Question

I'm learning First Order Logic at the moment. I'm looking at this example:

Some dogs bark ∃x (dog(X) Λ bark(x))

All dogs have four legs ∀x (dog(x) -> have_four_legs(x))

My question is: is it possible for the second example to be: ∀x (dog(x) Λ have_four_legs(x))

And why can't the first example be: ∃x (dog(X) -> bark(x))

Was it helpful?

Solution

Well ask yourself this: Are implication and conjunction equivalent? No. Your last statement says that all x's are both dogs and have four legs. While that does mean that all dogs have four legs, it also means that everything is a dog...

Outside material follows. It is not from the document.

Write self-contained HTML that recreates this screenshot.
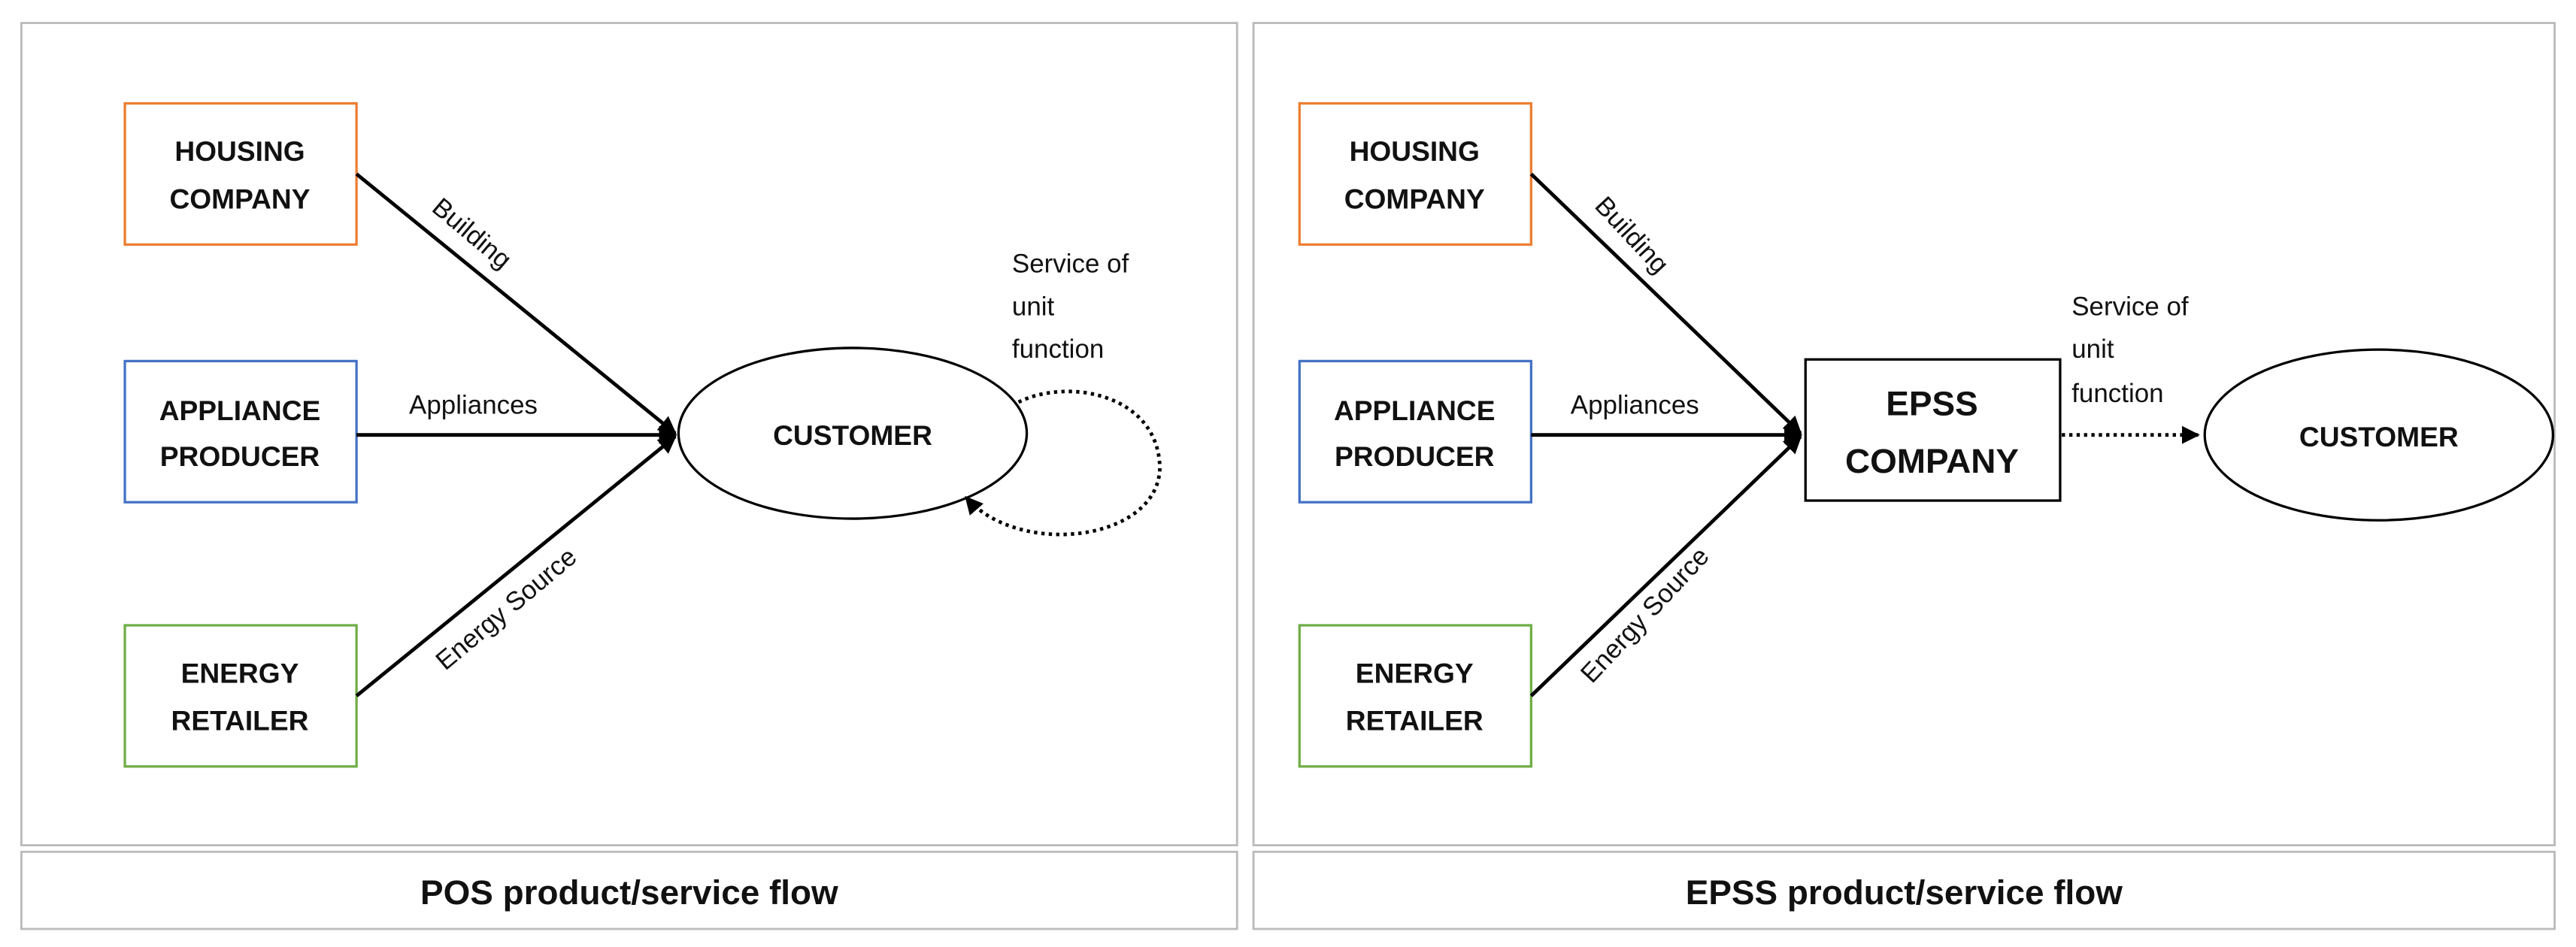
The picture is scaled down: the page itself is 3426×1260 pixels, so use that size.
<!DOCTYPE html>
<html><head><meta charset="utf-8"><style>
html,body{margin:0;padding:0;background:#fff;}
svg{display:block;}
text{font-family:"Liberation Sans",sans-serif;fill:#111;}
.b{font-weight:bold;font-size:17px;text-anchor:middle;}
.l{font-size:16px;}
</style></head><body>
<svg width="3426" height="1260" viewBox="0 0 1568 577" preserveAspectRatio="none" xmlns="http://www.w3.org/2000/svg">
<defs>
<marker id="a" viewBox="0 0 10 10" refX="9" refY="5" markerWidth="5" markerHeight="5" orient="auto"><path d="M0,0L10,5L0,10z" fill="#000"/></marker>
</defs>
<g fill="none" stroke="#bbb" stroke-width="1.3">
<rect x="13" y="14" width="740" height="501"/>
<rect x="13" y="519" width="740" height="47"/>
<rect x="763" y="14" width="792" height="501"/>
<rect x="763" y="519" width="792" height="47"/>
</g>
<text x="383" y="551" class="b" style="font-size:21px">POS product/service flow</text>
<text x="1159" y="551" class="b" style="font-size:21px">EPSS product/service flow</text>

<!-- left -->
<g stroke-width="1.5" fill="#fff">
<rect x="76" y="63" width="141" height="86" stroke="#ED7D31"/>
<rect x="76" y="220" width="141" height="86" stroke="#4472C4"/>
<rect x="76" y="381" width="141" height="86" stroke="#70AD47"/>
<rect x="791" y="63" width="141" height="86" stroke="#ED7D31"/>
<rect x="791" y="220" width="141" height="86" stroke="#4472C4"/>
<rect x="791" y="381" width="141" height="86" stroke="#70AD47"/>
<rect x="1099" y="219" width="155" height="86" stroke="#000"/>
<ellipse cx="519" cy="264" rx="106" ry="52" stroke="#000"/>
<ellipse cx="1448" cy="265" rx="106" ry="52" stroke="#000"/>
</g>
<g class="b">
<text x="146" y="98" class="b">HOUSING</text><text x="146" y="127" class="b">COMPANY</text>
<text x="146" y="256" class="b">APPLIANCE</text><text x="146" y="284" class="b">PRODUCER</text>
<text x="146" y="416" class="b">ENERGY</text><text x="146" y="445" class="b">RETAILER</text>
<text x="861" y="98" class="b">HOUSING</text><text x="861" y="127" class="b">COMPANY</text>
<text x="861" y="256" class="b">APPLIANCE</text><text x="861" y="284" class="b">PRODUCER</text>
<text x="861" y="416" class="b">ENERGY</text><text x="861" y="445" class="b">RETAILER</text>
<text x="519" y="271" class="b">CUSTOMER</text>
<text x="1448" y="272" class="b">CUSTOMER</text>
<text x="1176" y="253" class="b" style="font-size:21px">EPSS</text>
<text x="1176" y="288" class="b" style="font-size:21px">COMPANY</text>
</g>
<g stroke="#000" stroke-width="2.2" fill="none">
<line x1="217" y1="106" x2="411" y2="264" marker-end="url(#a)"/>
<line x1="217" y1="265" x2="411" y2="265" marker-end="url(#a)"/>
<line x1="217" y1="424" x2="411" y2="266" marker-end="url(#a)"/>
<line x1="932" y1="106" x2="1096" y2="264" marker-end="url(#a)"/>
<line x1="932" y1="265" x2="1096" y2="265" marker-end="url(#a)"/>
<line x1="932" y1="424" x2="1096" y2="266" marker-end="url(#a)"/>
<path d="M620,245 C650,230 705,240 706,285 C705,330 620,340 588,303" stroke-dasharray="2,2.5" marker-end="url(#a)"/>
<line x1="1255" y1="265" x2="1338" y2="265" stroke-dasharray="2,2.5" marker-end="url(#a)"/>
</g>
<text class="l" x="249" y="252">Appliances</text>
<text class="l" x="956" y="252">Appliances</text>
<text class="l" transform="translate(262,128) rotate(40)">Building</text>
<text class="l" transform="translate(970,126) rotate(47)">Building</text>
<text class="l" transform="translate(271,409) rotate(-40)">Energy Source</text>
<text class="l" transform="translate(969,417) rotate(-47)">Energy Source</text>
<text class="l" x="616" y="166">Service of</text><text class="l" x="616" y="192">unit</text><text class="l" x="616" y="218">function</text>
<text class="l" x="1261" y="192">Service of</text><text class="l" x="1261" y="218">unit</text><text class="l" x="1261" y="245">function</text>
</svg>
</body></html>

I suggest writing out what each statement means in English:

There is some x that is a dog and barks There is some x where if it is a dog it barks

Now can you see the differences? The second one doesn't specifically say that a dog exists.

OTHER TIPS

∃x (dog(X) -> bark(x))

Late reply, but if anyone does end here and wants to know, from what i've been learning that means:

There exists a dog that barks vs some dogs bark.

More precise:

there exists some x, if x is a dog, then it barks. -> is an if-then statement.

∃x (dog(X) Λ bark(x)) means there exists some dog and it barks, in other words, some dogs bark.

∀x (dog(x) Λ have_four_legs(x)): Everything is a dog AND everything has 4 legs.

∀x (dog(x) -> have_four_legs(x)) for everything IF dog THEN it has 4 legs.